Yapılan geliştirmeler hakkında da açıklamalarda bulunan Partal, şöyle devam etti:
“Yeni değerler üretmeyi aslında ürünleri çeşitlendirmek olarak düşünebiliriz. Örneğin bir tüketici, kahvenin yanına şekerleme yerine domates lokumu koyabilir. Tüketici bu şekilde hem doğal bir ürün tüketmiş hem de domates yetiştiren üreticiye katkı sağlamış olacak. Sadece belli bir dönemde yetişen doğal bir mantar var, çıntar mantarı. Köylüler bu mantarı ormandan toplayıp yol üstünde satıyorlardı. Kooperatif olarak hepsini topladık ve köylünün elinde hiçbir ürün bozulmadı, çürümedi. Bizde bundan çeşitli reçel ve tatlı ürünleri yaptık. Kooperatif olarak bu şekilde geliştirmelerle kooperatife, tüketiciye ve üreticiye çoklu fayda sağlamaya çalışıyoruz.”
Sağlıklı bilgiler
Gökova Kadın Çevre ve İşletme Kooperatifi, odağında insani değerleri ve geçmişten gelen kadim bilgiyi tutuyor, çalışmalarını bu doğrultuda gerçekleştiriyor. Kadim bilgiyle ulaştıkları bir sonuç da balın saklama şekliyle ilgili. Bal bozulmayan bir besin olarak bilinse de içerisindeki faydalı organizmaların dış etkenlerle besin değerini kaybetmesi mümkün. Bu kayba yol açan etkenler çoğunlukla güneş ışınları ve maruz kaldığı sıcaklık.

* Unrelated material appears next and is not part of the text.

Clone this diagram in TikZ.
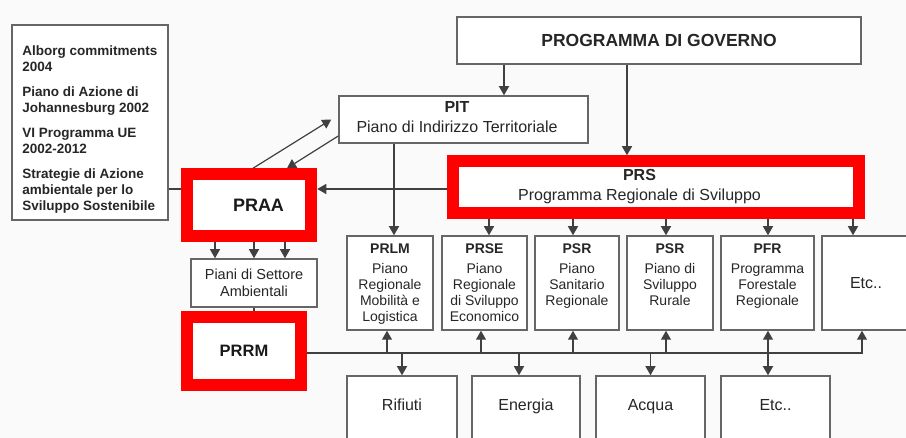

Kooperatifin bir diğer kurucusu ve yöneticisi Çiğdem Ercan, bu çalışmalar hakkında şu bilgileri verdi:
“Antik dönemden bugüne balı almışlar, tıpkı arıların yaptığı gibi balmumunun içine koyup saklamışlar. Sonra bu bilgi kaybolmuş ve bal başka formlarda piyasaya sunulmuş. Biz ilk forma geri dönelim istedik. O yüzden de toprak kaplarımızı aldık, balmumuyla sıvadık ve balı bu şekilde sakladık. Çünkü 180’den fazla canlı organizmanın yaşayabilmesi ancak karanlık bir ortamda mümkün.”
Sadece kadın kooperatifi değil
İsminde ‘kadın’ geçse de sadece kadınların görev aldığı bir kooperatif değil Gökboncuk.
Bu konu hakkında da değerlendirme yapan Ercan, “Kadın kooperatiflerinin çoğu üretime dayalı ve doğa ile insan arasındaki ilişkiyi sürdüren kooperatifler. Üretimi de en çok destekleyecek şey hep bir arada ve uyum içinde bir yaşam. O yüzden kadın kooperatifleri denince sadece kadın çalışanlardan oluşan bir kooperatiften bahsedemeyiz. Mesela burada susam zamanında 7’den 77’ye herkes tarladadır. Bizim kooperatifimizde de hem kadınlar hem çocuklar hem de erkekler bir arada geliştirdiğimiz ürünleri hazırlıyoruz. Birlikte çalışıyoruz” dedi.